No filme que vemos, este trabalho não é iniciado por Arthur, mas por Itália, que lho apresenta. O primeiro contacto entre estas duas personagens rapidamente estabelece a base da íntima conexão que irão tecer, aquela “ligação secreta” que sinalizam um ao outro numa das derradeiras cenas que partilham. Num momento da visita ao esconderijo que Arthur tem por casa, Itália, com figurativa inocência e figural cumplicidade, corrige ao inglês a pronúncia da palavra occhi (olhos), e oferece-se para lhe dar aulas de italiano. Contudo, de volta à casa que Itália tem por esconderijo, o que se mostra no jeito de uma training montage é o ensino alegórico de uma língua gestual que parece corresponder a um código privado de comunicação. Rapidamente nos damos conta de que a verdadeira proposta foi a do ensino da língua de Itália-sujeito.
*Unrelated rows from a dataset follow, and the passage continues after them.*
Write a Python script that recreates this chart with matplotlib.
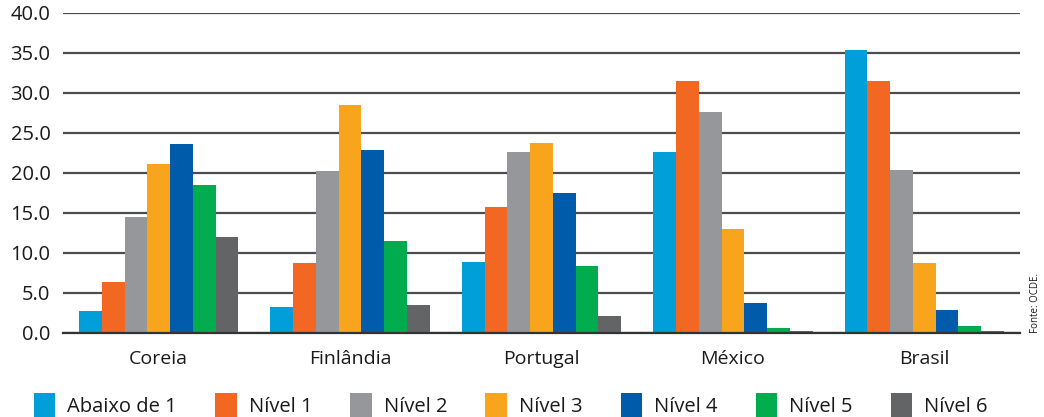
import matplotlib.pyplot as plt
import numpy as np

plt.rcParams['font.family'] = ['Open Sans', 'DejaVu Sans']

countries = ['Coreia', 'Finlândia', 'Portugal', 'México', 'Brasil']
levels = ['Abaixo de 1', 'Nível 1', 'Nível 2', 'Nível 3', 'Nível 4', 'Nível 5', 'Nível 6']

# percentages per level, one list per country order above
abaixo_1 = [2.7, 3.2, 8.9, 22.6, 35.4]
nivel_1 = [6.4, 8.7, 15.7, 31.5, 31.5]
nivel_2 = [14.5, 20.3, 22.6, 27.6, 20.4]
nivel_3 = [21.1, 28.5, 23.7, 13.0, 8.7]
nivel_4 = [23.6, 22.9, 17.5, 3.7, 2.9]
nivel_5 = [18.5, 11.5, 8.4, 0.6, 0.9]
nivel_6 = [12.0, 3.5, 2.1, 0.2, 0.2]
series = [abaixo_1, nivel_1, nivel_2, nivel_3, nivel_4, nivel_5, nivel_6]

colors = ['#009FDA', '#F26722', '#96979B', '#F8A51D', '#005BAA', '#00AC4E', '#636466']

fig = plt.figure(figsize=(10.44, 4.17), dpi=100)
ax = fig.add_axes([63 / 1044, 84 / 417, 957 / 1044, 320 / 417])

x = np.arange(len(countries))
bar_w = 0.119
for i, (vals, col, lab) in enumerate(zip(series, colors, levels)):
    ax.bar(x + (i - 3) * bar_w, vals, bar_w, color=col, label=lab, zorder=3)

ax.set_xlim(-0.5, 4.5)
ax.set_ylim(0, 40)
ax.set_yticks(np.arange(0, 41, 5))
ax.set_yticklabels([f'{v:.1f}' for v in np.arange(0, 41, 5)], fontsize=14.5, color='#1a1a1a')
ax.set_xticks(x)
ax.set_xticklabels(countries, fontsize=14, color='#1a1a1a')
ax.tick_params(axis='both', length=0)
ax.tick_params(axis='y', pad=9)
ax.tick_params(axis='x', pad=12)

ax.grid(True, axis='y', color='#4d4d4d', linewidth=1.6, zorder=1)
for s in ['top', 'right', 'left']:
    ax.spines[s].set_visible(False)
ax.spines['bottom'].set_color('#333333')
ax.spines['bottom'].set_linewidth(1.6)
ax.spines['bottom'].set_zorder(4)

leg = fig.legend(loc='lower left', bbox_to_anchor=(16 / 1044, -0.045), ncol=7, frameon=False,
                 fontsize=14.5, handlelength=1.05, handleheight=1.5, handletextpad=0.6,
                 columnspacing=1.9)
for t in leg.get_texts():
    t.set_color('#1a1a1a')

fig.text(1036 / 1044, 84 / 417, 'Fonte: OCDE.', rotation=90, fontsize=7,
         ha='center', va='bottom', color='#1a1a1a')

fig.savefig('out.png', dpi=100, facecolor='white')
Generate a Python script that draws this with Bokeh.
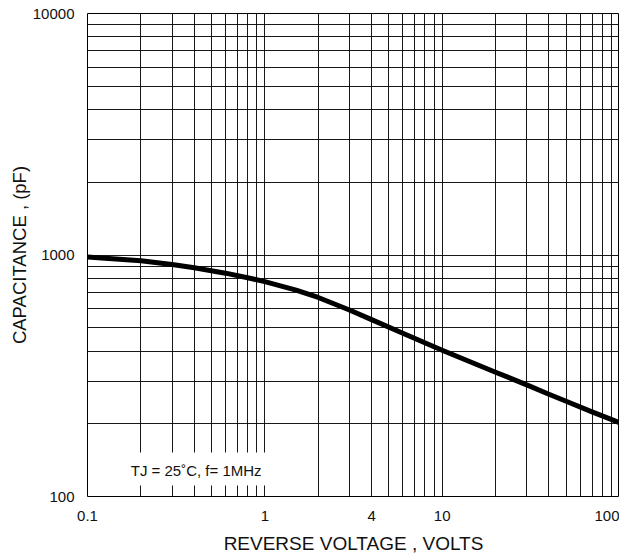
from bokeh.plotting import figure
from bokeh.models import FixedTicker, CustomJSTickFormatter, BoxAnnotation, Title
from bokeh.core.properties import value
from bokeh.embed import file_html
from bokeh.resources import INLINE

# ---- data ----
voltage = [0.1, 0.2, 0.3, 0.4, 0.6, 0.8, 1, 1.5, 2, 3, 4, 6, 10, 20, 30, 40, 50, 70, 100]
capacitance = [980, 946, 914, 885, 841, 805, 776, 716, 667, 592, 540, 474, 403, 327, 290, 265, 248, 224, 202]

x_tick_labels = [0.1, 1, 4, 10, 100]
y_tick_labels = [100, 1000, 10000]
x_grid_values = [0.2, 0.3, 0.4, 0.5, 0.6, 0.7, 0.8, 0.9, 1, 2, 3, 4, 5, 6, 7, 8, 9, 10,
                 20, 30, 40, 50, 60, 70, 80, 90]
y_grid_values = [200, 300, 400, 500, 600, 700, 800, 900, 1000,
                 2000, 3000, 4000, 5000, 6000, 7000, 8000, 9000]

note_text = "TJ = 25\u02daC, f= 1MHz"
note_x = 0.41
note_y = 128
note_box = dict(left=0.1025, right=1.06, bottom=111, top=152)

FONT = "Liberation Sans"

p = figure(width=619, height=556, x_axis_type="log", y_axis_type="log",
           x_range=(0.1, 100), y_range=(100, 10000),
           output_backend="svg", toolbar_location=None,
           min_border_left=87, min_border_right=0, min_border_top=13, min_border_bottom=54)

p.background_fill_color = "white"
p.border_fill_color = "white"
p.outline_line_color = "black"
p.outline_line_width = 1

p.xgrid.ticker = FixedTicker(ticks=x_grid_values)
p.ygrid.ticker = FixedTicker(ticks=y_grid_values)
for g in (p.xgrid, p.ygrid):
    g.grid_line_color = "black"
    g.grid_line_width = 1
    g.grid_line_alpha = 0.9

fmt = "return tick.toString();"
p.xaxis.ticker = FixedTicker(ticks=x_tick_labels)
p.yaxis.ticker = FixedTicker(ticks=y_tick_labels)
p.xaxis.formatter = CustomJSTickFormatter(code=fmt)
p.yaxis.formatter = CustomJSTickFormatter(code=fmt)

for ax in (p.xaxis, p.yaxis):
    ax.axis_line_color = None
    ax.major_tick_line_color = None
    ax.minor_tick_line_color = None
    ax.major_tick_in = 0
    ax.major_tick_out = 0
    ax.major_label_text_font = FONT
    ax.major_label_text_font_size = "15px"
    ax.major_label_text_color = "#111111"

p.yaxis.major_label_standoff = 13
p.xaxis.major_label_standoff = 14

p.xaxis.axis_label = "REVERSE VOLTAGE , VOLTS"
p.xaxis.axis_label_text_font = FONT
p.xaxis.axis_label_text_font_size = "19px"
p.xaxis.axis_label_text_font_style = "normal"
p.xaxis.axis_label_text_color = "#111111"
p.xaxis.axis_label_standoff = 9

ytitle = Title(text="CAPACITANCE , (pF)", align="center", offset=15,
               text_font=FONT, text_font_size="18.5px", text_font_style="normal",
               text_color="#111111", standoff=0)
p.add_layout(ytitle, "left")

box = BoxAnnotation(fill_color="white", fill_alpha=1.0, line_color=None,
                    level="underlay", **note_box)
p.add_layout(box)

p.text(x=[note_x], y=[note_y], text=[note_text], text_font=value(FONT),
       text_font_size="15px", text_align="center", text_baseline="middle",
       text_color="#111111")

p.line(voltage, capacitance, line_color="black", line_width=5, line_cap="round",
       line_join="round")

open("out.html", "w").write(file_html(p, INLINE))
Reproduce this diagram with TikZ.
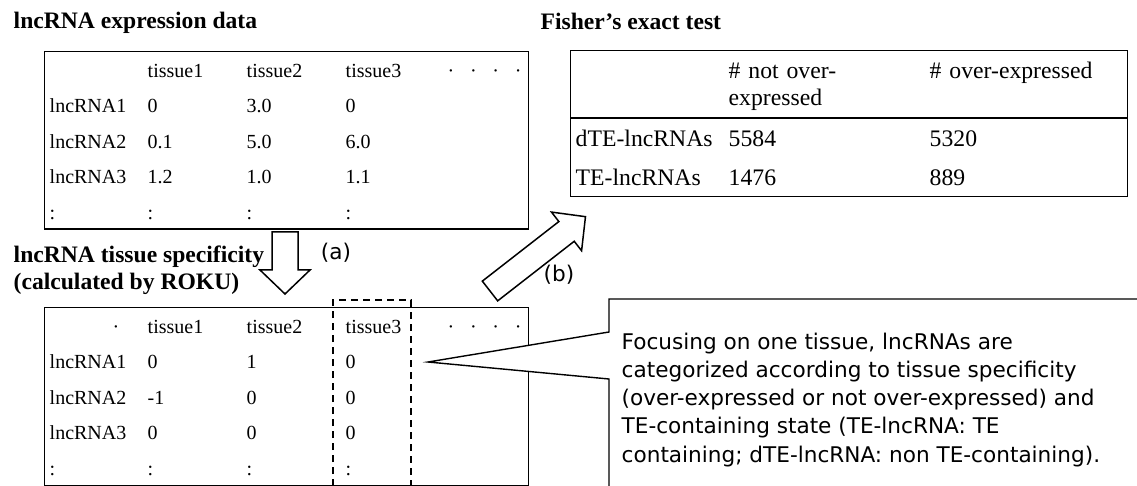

A furtividade com que esta língua é concebida resulta da mesma pressão que obriga Itália a esconder as filhas na casa da suposta tutora de canto. O espaço de Itália pode ser caracterizado pelas diferentes ocupações desta: tanto o ensino de uma língua como a ocupação organizada de uma estação de comboios devoluta. Cada uma destas funciona como uma espécie de indicador químico que, quando depositado num certo meio, reage à perturbação causada pela presença de uma determinada substância e de a revelar a um observador externo. Ora, o que é colocado em evidência no contacto com este sujeito, seguindo a expressão de Maria Gabriela Llansol, é a impostura da língua. É imediatamente notória a hipocrisia constitutiva do agregado para quem Itália é ao mesmo tempo aluna e serva, e de como esta é a consequência de um processo contínuo e multigeracional de estratificação de relações de poder que ficaram por se refletir. Itália, vindo de fora, e sendo obrigada a esconder-se no subsolo, traça uma linha através desse substrato e dá-nos a ver uma fatia dele. O resultado é que, sendo um corpo estranho que comunica com uma matéria em vias da calcificação (a morte entrópica), e que se aloja entre as camadas inferiores dessa carcaça geológica, Itália reanima a língua operante nos discursos que fixam a imagem e a moral daquele território. Debaixo dessa pele, vemos palavras antigas a serem surpreendidas por novas práticas; são novas atualizações, portanto, dos sinais que subjazem aos signos passados, e isto não é mais do que respeitar, re-olhar, o dito. Animar o sinal escondido debaixo dos signos é a língua que Itália ensina a Arthur, e é o que o leva a rever o destino da efígie marmórea do amor que arrebatou às ondas e das linhas que nela se cruzam, rejeitando a promessa do ideal em prol do esforço contínuo do olhar que se quebra contra as estátuas: contra os objetos e as sínteses do tempo. Escava-se a pele do que não pertence a ninguém em busca do que pertence a todos.